Dana - Dec 20, 2002 1:24:30 pm PST #1472 of 10000
I'm terrifically busy with my ennui.

From Firefly, non-spoilery:

Madrigal (I think):

I have a sinking suspicion that the Jossling has been named William, 'cause Joss does seem the type to willingly name a child Will Whedon.

billytea:

Side note: in my section at work, 60% of all the employees (including me) are called Bill. It's like Joss is scripting my office. Each day I go to work in the knowledge that one of us could die at any time.


amyparker - Dec 20, 2002 1:27:19 pm PST #1473 of 10000
You've got friends to have good times with. When you need to share the trauma of a badly-written book with someone, that's when you go to family.

Curse you, wee Dana!


Rebecca Lizard - Dec 20, 2002 3:23:40 pm PST #1474 of 10000
You sip / say it's your crazy / straw say it's you're crazy / as you bicycle your soul / with beauty in your basket

I think that was amyth.

t scoffs They all've got lower-case names that start with "a". What do you want of me?
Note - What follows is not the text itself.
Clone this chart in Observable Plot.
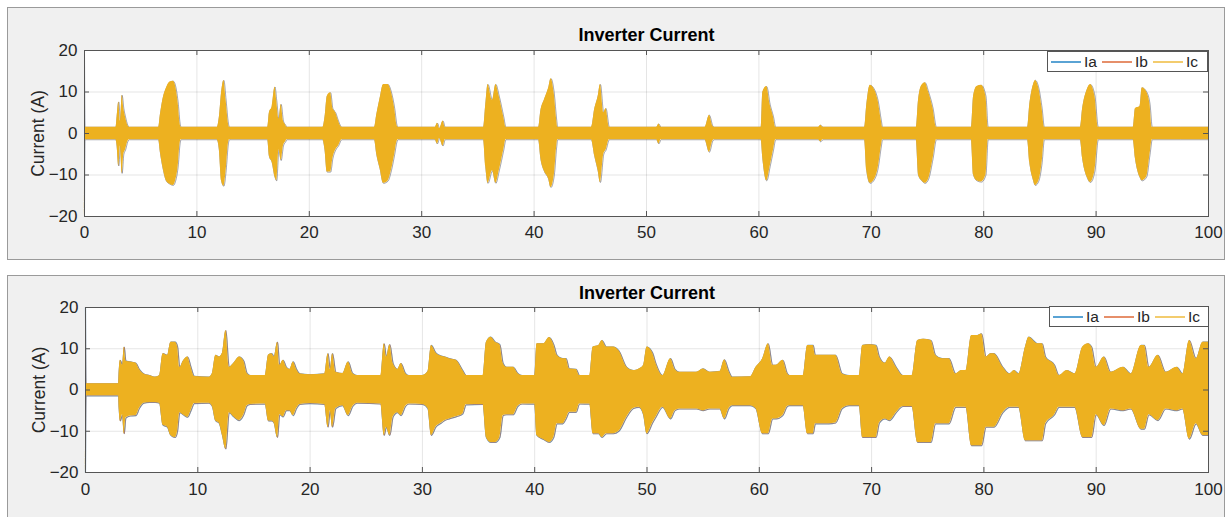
<!DOCTYPE html>
<html>
<head>
<meta charset="utf-8">
<script src="https://cdn.jsdelivr.net/npm/d3@7"></script>
<script src="https://cdn.jsdelivr.net/npm/@observablehq/plot@0.6"></script>
<style>
  html, body { margin: 0; padding: 0; background: #ffffff; width: 1232px; height: 517px; overflow: hidden; font-family: "Liberation Sans", Arial, sans-serif; }
  .panel { position: absolute; left: 7px; width: 1216px; background: #f0f0f0; border: 1px solid #9a9a9a; overflow: hidden; }
  .panel svg { display: block; }
  .legend { position: absolute; background: #ffffff; border: 1px solid #555; display: flex; align-items: center; font-size: 15.5px; color: #262626; padding: 0 3px; box-sizing: border-box; }
  .legend .item { display: flex; align-items: center; margin-right: 5px; }
  .legend .item:last-child { margin-right: 0; }
  .legend svg.sw { display: block; margin-right: 3px; }
</style>
</head>
<body>
<div id="p1" class="panel" style="top:7px;height:251px;"></div>
<div id="p2" class="panel" style="top:275px;height:260px;"></div>
<script>
// ---- data ----
const xTicks = [0, 10, 20, 30, 40, 50, 60, 70, 80, 90, 100];
const yTicks = [-20, -10, 0, 10, 20];
const seriesNames = ["Ia", "Ib", "Ic"];
const seriesColors = ["#0072BD", "#D95319", "#EDB120"];
const chartTitle = "Inverter Current";
const yLabel = "Current (A)";

// upper panel: envelope of the three phase currents (time, upper, lower)
const topT  = [0,0.05,2.8,2.9,3.05,3.2,3.35,3.5,3.65,3.85,4.0,6.6,6.75,7.0,7.3,7.6,7.9,8.1,8.35,8.5,8.6,11.8,12.0,12.2,12.4,12.6,12.8,12.9,16.3,16.45,16.7,16.95,17.1,17.3,17.5,17.7,17.9,18.0,21.2,21.4,21.6,21.9,22.1,22.35,22.6,22.9,25.8,26.0,26.3,26.6,27.0,27.3,27.6,27.8,27.9,31.2,31.4,31.6,31.9,32.1,35.5,35.7,35.9,36.3,36.6,36.9,37.3,37.5,40.4,40.6,40.9,41.3,41.5,41.8,42.0,42.1,45.1,45.4,45.7,45.9,46.2,46.4,46.7,50.9,51.1,51.3,55.2,55.6,55.9,56.0,60.2,60.35,60.7,61.0,61.3,61.5,65.3,65.5,65.7,69.4,69.6,69.9,70.3,70.6,70.9,71.0,74.0,74.2,74.5,74.8,75.1,75.5,75.8,78.9,79.1,79.4,79.8,80.2,80.4,83.9,84.1,84.4,84.6,84.9,85.2,85.4,88.6,88.8,89.2,89.5,89.9,90.2,93.3,93.5,93.9,94.1,94.5,94.8,95.0,100];
const topHi = [20,1.5,1.5,4,7.6,3,9.2,6,4,2,1.5,1.5,4.5,8.5,11,12.4,12.6,11.5,7,2.5,1.5,1.5,4,10,12.8,8,2.5,1.5,1.5,5,6.5,11.2,8,3.5,7,3,2,1.5,1.5,4,9,9.8,6,5,3,1.5,1.5,4.5,8.5,11.8,11.8,10,6,2,1.5,1.5,2.5,1.2,3,1.5,1.5,7,11.8,8,11.8,9,4,1.5,1.5,5.5,8,11,13.2,9.5,3.5,1.5,1.5,6,9,11.8,5,6,1.5,1.5,2.3,1.5,1.5,4.4,1.8,1.5,1.5,10,11.3,7,4,1.5,1.5,2,1.5,1.5,7,11.6,10.5,8,3,1.5,1.5,8,11.6,12.2,10,6,1.5,1.5,9,11.3,11.6,9,1.5,1.5,7,11.5,12.8,11,6,1.5,1.5,6,10.5,11.8,9,1.5,1.5,6,6.5,11,10,7,1.5,1.5];
const topLo = [-20,-1.5,-1.5,-3,-7.8,-3,-9.6,-5,-4,-2,-1.5,-1.5,-4.5,-8.5,-11.5,-12.2,-12.5,-11.5,-7.5,-2.5,-1.5,-1.5,-4,-11.5,-12.7,-9,-2.5,-1.5,-1.5,-5.5,-7,-10.5,-11.4,-4,-6.5,-3,-2,-1.5,-1.5,-4,-9.3,-9.3,-6,-4,-3,-1.5,-1.5,-5,-8.5,-12,-11.5,-9,-5,-2,-1.5,-1.5,-2.5,-1.2,-3,-1.5,-1.5,-8,-12,-9,-12,-9,-4,-1.5,-1.5,-6,-9,-11,-13,-10,-3.5,-1.5,-1.5,-5.5,-9,-11.8,-5,-4,-1.5,-1.5,-2.5,-1.5,-1.5,-4.5,-1.8,-1.5,-1.5,-6,-11.4,-8,-4,-1.5,-1.5,-2,-1.5,-1.5,-9,-12,-11,-8.5,-3,-1.5,-1.5,-10,-11.4,-12,-11,-6,-1.5,-1.5,-10,-11.4,-11.7,-10,-1.5,-1.5,-7,-11,-12.5,-11.5,-7,-1.5,-1.5,-6,-10.5,-11.8,-9,-1.5,-1.5,-6,-10.5,-11.4,-10.5,-5,-1.5,-1.5];

// lower panel: envelope of the three phase currents (time, upper, lower)
const botT  = [0,0.05,2.95,3.0,3.1,3.3,3.45,3.6,4.0,4.5,4.8,5.2,5.7,6.2,6.6,6.9,7.3,7.6,8.0,8.2,8.4,8.7,9.1,9.4,9.7,11.0,11.3,11.6,11.9,12.2,12.5,12.8,13.2,13.7,14.1,14.4,14.7,16.0,16.3,16.6,16.8,17.1,17.3,17.6,17.9,18.2,18.5,18.8,19.1,20.0,21.3,21.6,21.8,22.0,22.3,22.9,23.4,23.8,24.2,26.3,26.6,26.8,27.1,27.4,27.8,28.1,28.5,28.8,30.0,30.5,30.8,31.2,31.7,32.0,32.4,33.0,33.6,33.9,35.4,35.7,36.1,36.5,36.9,37.2,37.5,38.1,38.5,38.9,40.0,40.2,40.8,41.3,41.7,42.0,42.5,42.8,43.1,43.7,44.0,44.9,45.2,45.7,46.0,46.4,47.0,47.5,48.2,48.8,49.3,49.7,50.0,50.5,50.8,51.4,52.1,52.5,52.9,54.4,55.0,55.6,56.5,56.9,57.3,57.6,59.2,59.7,60.3,60.8,61.2,61.5,62.1,62.5,62.7,63.9,64.3,64.8,65.0,65.6,66.2,66.8,67.4,68.0,68.9,69.2,69.8,70.4,70.7,71.2,71.6,72.2,72.8,73.6,74.1,74.6,75.3,75.7,76.3,76.9,77.5,78.0,78.4,78.9,79.4,79.8,80.2,80.6,80.9,81.7,82.3,82.7,83.1,83.7,84.0,84.8,85.2,85.5,86.3,86.7,87.4,88.1,88.8,89.3,89.6,90.0,90.7,91.3,92.4,93.1,94.0,94.3,94.7,95.5,96.2,97.2,97.7,98.3,98.9,99.5,100];
const botHi = [20,1.5,1.5,4.5,7.2,6,10.4,7,6.8,6.5,5,3.9,3.5,3.1,3.5,8.8,8.4,11.6,11.6,10.5,5.5,7,8,5.5,3.3,3.1,4,8.4,8,9,14.4,5.5,6.5,8,7,4,3.5,3.5,8.5,8.8,8,11.6,6,7.2,5.5,5,6.8,5,3.9,3.7,3.9,8.8,5,8.8,4.3,4,6.8,4,3.5,3.5,11.2,8,11,6.4,5,6.4,4,3.5,3.5,4.5,10.8,9,8.2,8,7.6,7.2,4.7,3.5,3.5,11.6,12.8,11.6,11,6.4,5.5,5.5,4,3.5,3.5,11.2,11.2,12.7,11,8.4,7.6,7.6,5.1,5,3.5,3.5,10.4,10.8,12,10.4,10.4,9.5,5.5,4.7,5.1,6,10.4,9,6.4,3.5,7.6,5,4.3,4.3,5.1,4.3,4.5,7.3,4.5,3.1,3.2,5.5,7.6,11.2,6,6,7.2,4,3.5,3.5,10.8,10.8,8.4,8.4,8.4,8.4,3.9,3.5,3.5,10.8,11,10.8,8,6.5,8,5.5,3.5,3.5,12,12.3,12,8.4,7.6,7.6,3.9,4.7,4.7,13.2,13.2,13.6,8,8.8,8.8,5.5,3.9,4.7,3.9,10.4,12.8,11.2,11.2,8,6,3.5,4.7,3.9,10.4,11.2,10.4,5.5,8,4.3,5.5,3.9,10.8,10.8,5.5,8.4,4.3,5.5,3.9,12,7.6,11.6,11.6];
const botLo = [-20,-1.4,-1.4,-4.5,-7.5,-6,-10.6,-6.8,-6.3,-6.2,-4.5,-3.2,-3,-3,-3.2,-8.5,-9,-11,-11.5,-10,-5.5,-6,-6.6,-5,-3.3,-3.2,-4,-7.5,-8,-11,-14.3,-5.5,-6.5,-7.4,-6,-3.8,-3.5,-3.4,-7.5,-7.5,-8,-11.5,-6,-6.5,-5,-5,-6.2,-4.5,-3.5,-3.3,-3.5,-9,-5,-9,-4.5,-3.8,-6.2,-4,-3.2,-3.4,-11,-9,-11,-6.5,-5.5,-6.2,-4,-3.4,-3.5,-4.5,-11,-9,-8,-7.4,-7,-6.5,-5.8,-3.6,-3.5,-11.5,-12.7,-12.7,-11.5,-6.2,-6,-6,-4,-3.4,-3.4,-11,-12,-12.7,-11.5,-8.2,-8.2,-7,-5.4,-5.4,-3.4,-3.4,-10.6,-10.6,-11.5,-10.6,-10.6,-10,-6.6,-4.5,-4.2,-6,-10.6,-8,-6.6,-4.2,-7,-5,-4.6,-4.6,-5,-4.6,-4.6,-7,-4.5,-3.8,-3.8,-4.5,-10.6,-10.6,-7,-7,-6.2,-4,-3.8,-3.8,-10.6,-10.6,-8.2,-8.2,-8.2,-8,-4.5,-3.8,-3.8,-11.5,-11.5,-11.5,-8,-7,-7.4,-5.5,-4,-4,-12.7,-12.7,-12.7,-8.2,-8.2,-8.2,-4.2,-4.2,-4.2,-13.5,-13.5,-13.5,-9,-9,-9,-5.5,-4.2,-4.2,-4.2,-12.3,-12.3,-12.3,-12.3,-8.2,-6,-4.2,-4.2,-4.2,-11.5,-11.5,-11.5,-6,-8.6,-4.6,-5,-4.6,-9.5,-9.5,-6,-7.4,-4.6,-5,-4.6,-11.9,-8.2,-11,-11];

const FONT = '"Liberation Sans", Arial, Helvetica, sans-serif';
const SVGNS = "http://www.w3.org/2000/svg";
const CURVE = "monotone-x";

function makePanel(el, T, HI, LO, opts) {
  const rows = T.map((t, i) => ({t, hi: HI[i], lo: LO[i]}));
  const W = 1216, H = opts.height;
  const mL = opts.mL, mR = opts.mR, mT = opts.mT, mB = opts.mB;
  const plotW = W - mL - mR, plotH = H - mT - mB;
  const svg = Plot.plot({
    width: W, height: H,
    marginLeft: mL, marginRight: mR, marginTop: mT, marginBottom: mB,
    x: {domain: [0, 100]},
    y: {domain: [-20, 20]},
    style: {background: "transparent", fontFamily: FONT, fontSize: "17px", color: "#262626", overflow: "visible"},
    marks: [
      Plot.frame({fill: "#ffffff", stroke: null}),
      Plot.gridX(xTicks, {stroke: "#000", strokeOpacity: 0.1, strokeWidth: 1}),
      Plot.gridY(yTicks, {stroke: "#000", strokeOpacity: 0.1, strokeWidth: 1}),
      // phase A and B edges peeking out beneath phase C
      Plot.lineY(rows, {x: "t", y: "hi", curve: CURVE, stroke: seriesColors[0], strokeWidth: opts.edgeW, strokeOpacity: opts.edgeO}),
      Plot.lineY(rows, {x: "t", y: "lo", curve: CURVE, stroke: seriesColors[0], strokeWidth: opts.edgeW, strokeOpacity: opts.edgeO}),
      Plot.lineY(rows, {x: "t", y: "hi", curve: CURVE, stroke: seriesColors[1], strokeWidth: opts.edgeW * 0.8, strokeOpacity: opts.edgeO * 0.8}),
      Plot.lineY(rows, {x: "t", y: "lo", curve: CURVE, stroke: seriesColors[1], strokeWidth: opts.edgeW * 0.8, strokeOpacity: opts.edgeO * 0.8}),
      Plot.areaY(rows, {x: "t", y1: "lo", y2: "hi", curve: CURVE, fill: seriesColors[2]}),
      Plot.frame({stroke: "#555555", strokeWidth: 1}),
      // inward ticks on all four sides (MATLAB style)
      Plot.ruleX(xTicks, {x: d => d, insetTop: plotH - 5, stroke: "#555555"}),
      Plot.ruleX(xTicks, {x: d => d, insetBottom: plotH - 5, stroke: "#555555"}),
      Plot.ruleY(yTicks, {y: d => d, insetRight: plotW - 5, stroke: "#555555"}),
      Plot.ruleY(yTicks, {y: d => d, insetLeft: plotW - 5, stroke: "#555555"}),
      Plot.axisX(xTicks, {tickSize: 0, tickPadding: opts.xPad, label: null, fontSize: 17, fill: "#262626"}),
      Plot.axisY(yTicks, {tickSize: 0, tickPadding: 7, label: null, fontSize: 17, fill: "#262626"}),
      Plot.text([chartTitle], {frameAnchor: "top", lineAnchor: "middle", textAnchor: "middle", dy: opts.titleDy, fontWeight: "bold", fontSize: 18, fill: "#000"}),
      Plot.text([yLabel], {frameAnchor: "left", lineAnchor: "middle", textAnchor: "middle", rotate: -90, dx: -46, fontSize: 17.5, fill: "#262626"})
    ]
  });
  el.appendChild(svg);

  const lg = document.createElement("div");
  lg.className = "legend";
  lg.style.left = opts.legendLeft + "px";
  lg.style.top = opts.legendTop + "px";
  lg.style.width = opts.legendWidth + "px";
  lg.style.height = opts.legendHeight + "px";
  seriesNames.forEach((name, i) => {
    const it = document.createElement("div");
    it.className = "item";
    const sw = document.createElementNS(SVGNS, "svg");
    sw.setAttribute("class", "sw");
    sw.setAttribute("width", "30");
    sw.setAttribute("height", "6");
    const ln = document.createElementNS(SVGNS, "line");
    ln.setAttribute("x1", "0"); ln.setAttribute("x2", "30");
    ln.setAttribute("y1", "3"); ln.setAttribute("y2", "3");
    ln.setAttribute("stroke", seriesColors[i]);
    ln.setAttribute("stroke-width", "1.3");
    sw.appendChild(ln);
    const tx = document.createElement("span");
    tx.textContent = name;
    it.appendChild(sw); it.appendChild(tx);
    lg.appendChild(it);
  });
  el.appendChild(lg);
}

makePanel(document.getElementById("p1"), topT, topHi, topLo,
  {height: 251, mL: 76, mR: 16, mT: 42, mB: 43, xPad: 9, titleDy: -15, edgeW: 0.9, edgeO: 0.45,
   legendLeft: 1039, legendTop: 43, legendWidth: 161, legendHeight: 21});
makePanel(document.getElementById("p2"), botT, botHi, botLo,
  {height: 241, mL: 77, mR: 16, mT: 31, mB: 45, xPad: 10, titleDy: -14, edgeW: 1.2, edgeO: 0.6,
   legendLeft: 1041, legendTop: 30, legendWidth: 160, legendHeight: 21});
</script>
</body>
</html>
Elena - Dec 20, 2002 11:48:08 pm PST #1475 of 10000
Thanks for all the fish.

In Previously,

Dana
Don't you know that there is no such thing as a rhetorical question on this board?

billytea
t Fighting back urge to answer this...


Theodosia - Dec 21, 2002 5:43:49 am PST #1476 of 10000
'we all walk this earth feeling we are frauds. The trick is to be grateful and hope the caper doesn't end any time soon"

John H:

The only thing wrong with Rear Window is I keep getting confused and thinking it's called Room With A View and end up having very confused conversations with people.
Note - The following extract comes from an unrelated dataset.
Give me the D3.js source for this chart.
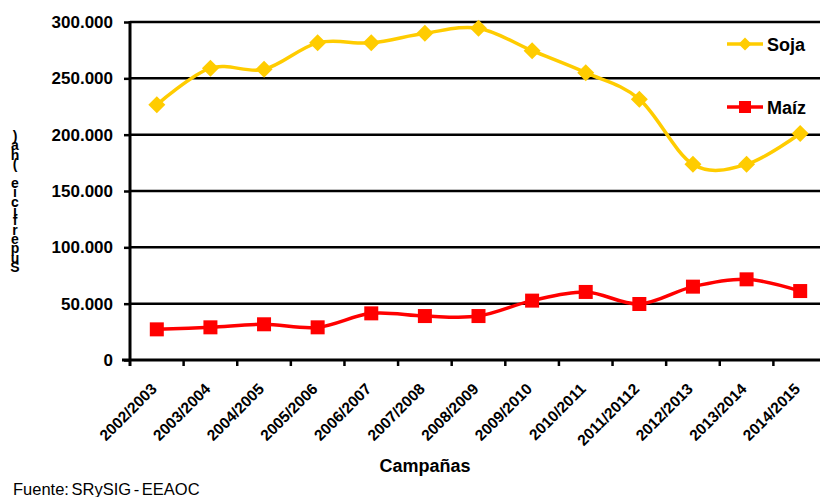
<!DOCTYPE html>
<html>
<head>
<meta charset="utf-8">
<script src="https://cdn.jsdelivr.net/npm/d3@7"></script>
<style>
  html, body { margin: 0; padding: 0; background: #fff; }
  svg { display: block; font-family: "Liberation Sans", Arial, sans-serif; }
</style>
</head>
<body>
<svg id="chart" width="820" height="497"></svg>
<script>
const campaigns = ["2002/2003","2003/2004","2004/2005","2005/2006","2006/2007","2007/2008","2008/2009","2009/2010","2010/2011","2011/20112","2012/2013","2013/2014","2014/2015"];
const soja = [226500, 259000, 258000, 281500, 281500, 290000, 294500, 274500, 255000, 231500, 173700, 173700, 201000];
const maiz = [27200, 29000, 31700, 29000, 41400, 39000, 39000, 52700, 60400, 49700, 65100, 71600, 61200];
const yTicks = [0, 50000, 100000, 150000, 200000, 250000, 300000];
const yLabel = "Superficie (ha)";
const xTitle = "Campañas";
const source = "Fuente: SRySIG - EEAOC";
const seriesNames = ["Soja", "Maíz"];

const svg = d3.select("#chart");
const W = 820, H = 497;
const x = d3.scaleBand().domain(campaigns).range([130, 827]).padding(0);
const y = d3.scaleLinear().domain([0, 300000]).range([360, 22]);
const fmt = d3.formatLocale({decimal: ",", thousands: ".", grouping: [3], currency: ["", ""]}).format(",.0f");
const cx = d => x(d) + x.bandwidth() / 2;

// gridlines
svg.append("g").selectAll("line").data(yTicks.filter(t => t > 0)).join("line")
  .attr("x1", 130).attr("x2", W).attr("y1", d => y(d)).attr("y2", d => y(d))
  .attr("stroke", "#000").attr("stroke-width", 2.5);

// y axis
const yAxis = svg.append("g").attr("transform", "translate(130,0)")
  .call(d3.axisLeft(y).tickValues(yTicks).tickFormat(fmt).tickSize(6).tickPadding(11));
yAxis.select(".domain").remove();
yAxis.selectAll(".tick line").attr("stroke", "#000").attr("stroke-width", 2.5);
yAxis.selectAll(".tick text").attr("font-size", 17).attr("font-weight", "bold")
  .attr("fill", "#000").attr("font-family", "'Liberation Sans', Arial, sans-serif");
svg.append("line").attr("x1", 130).attr("x2", 130).attr("y1", 21).attr("y2", 366)
  .attr("stroke", "#000").attr("stroke-width", 3);

// x axis
svg.append("line").attr("x1", 122).attr("x2", W).attr("y1", y(0)).attr("y2", y(0))
  .attr("stroke", "#000").attr("stroke-width", 3);
svg.append("g").selectAll("line").data(campaigns).join("line")
  .attr("x1", d => x(d) + x.bandwidth()).attr("x2", d => x(d) + x.bandwidth())
  .attr("y1", y(0)).attr("y2", y(0) + 6)
  .attr("stroke", "#000").attr("stroke-width", 2.5);
svg.append("g").selectAll("text").data(campaigns).join("text")
  .attr("transform", d => `translate(${cx(d) + 1},${y(0) + 30}) rotate(-45)`)
  .attr("text-anchor", "end").attr("font-size", 15.5).attr("font-weight", "bold")
  .text(d => d);

// lines
const line = d3.line().x((d, i) => cx(campaigns[i])).y(d => y(d)).curve(d3.curveCardinal.tension(0));
svg.append("path").datum(maiz).attr("d", line).attr("fill", "none")
  .attr("stroke", "#FF0000").attr("stroke-width", 3.5);
svg.append("path").datum(soja).attr("d", line).attr("fill", "none")
  .attr("stroke", "#FFCC00").attr("stroke-width", 3.5);

const diamond = s => `M0,${-s}L${s},0L0,${s}L${-s},0Z`;
svg.append("g").selectAll("rect").data(maiz).join("rect")
  .attr("x", (d, i) => cx(campaigns[i]) - 7).attr("y", d => y(d) - 7)
  .attr("width", 14).attr("height", 14).attr("fill", "#FF0000");
svg.append("g").selectAll("path").data(soja).join("path")
  .attr("transform", (d, i) => `translate(${cx(campaigns[i])},${y(d)})`)
  .attr("d", diamond(8.5)).attr("fill", "#FFCC00");

// legend
const lg = svg.append("g");
lg.append("line").attr("x1", 727).attr("x2", 763).attr("y1", 44).attr("y2", 44)
  .attr("stroke", "#FFCC00").attr("stroke-width", 3.5);
lg.append("path").attr("transform", "translate(745,44)").attr("d", diamond(6.5)).attr("fill", "#FFCC00");
lg.append("text").attr("x", 767).attr("y", 51).attr("font-size", 18).attr("font-weight", "bold").text(seriesNames[0]);
lg.append("line").attr("x1", 727).attr("x2", 763).attr("y1", 107).attr("y2", 107)
  .attr("stroke", "#FF0000").attr("stroke-width", 3.5);
lg.append("rect").attr("x", 739).attr("y", 101).attr("width", 12).attr("height", 12).attr("fill", "#FF0000");
lg.append("text").attr("x", 767).attr("y", 114).attr("font-size", 18).attr("font-weight", "bold").text(seriesNames[1]);

// y label: upright characters stacked, read bottom-to-top as in the reference
svg.append("text")
  .attr("x", 15).attr("y", 128)
  .style("writing-mode", "vertical-rl").style("text-orientation", "upright")
  .attr("font-size", 14).attr("font-weight", "bold")
  .attr("textLength", 147).attr("lengthAdjust", "spacing")
  .text(yLabel.split("").reverse().join(""));

// titles
svg.append("text").attr("x", 425).attr("y", 472).attr("text-anchor", "middle")
  .attr("font-size", 18).attr("font-weight", "bold").text(xTitle);
svg.append("text").attr("x", 13).attr("y", 495).attr("font-size", 16.5).attr("word-spacing", -2).text(source);
</script>
</body>
</html>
DXMachina - Dec 21, 2002 6:46:08 am PST #1477 of 10000
You always do this. We get tipsy, and you take advantage of my love of the scientific method.

More from the Wheel of Fortune arc in Previously:

meara -

So, wait, in Australia, someone from a Trollope novel hosts Wheel of Fortune?? Good LORD, people!

Wait, does that mean other fictional characters exist down there too? <considers buying ticket to go ambush a few favorites...>

Angus G -

Not only that meara, all our puzzles are titles of Victorian novels. We're very educated here...well, all except the contestant who once had to buy a vowel for "M_DDL_M_RCH".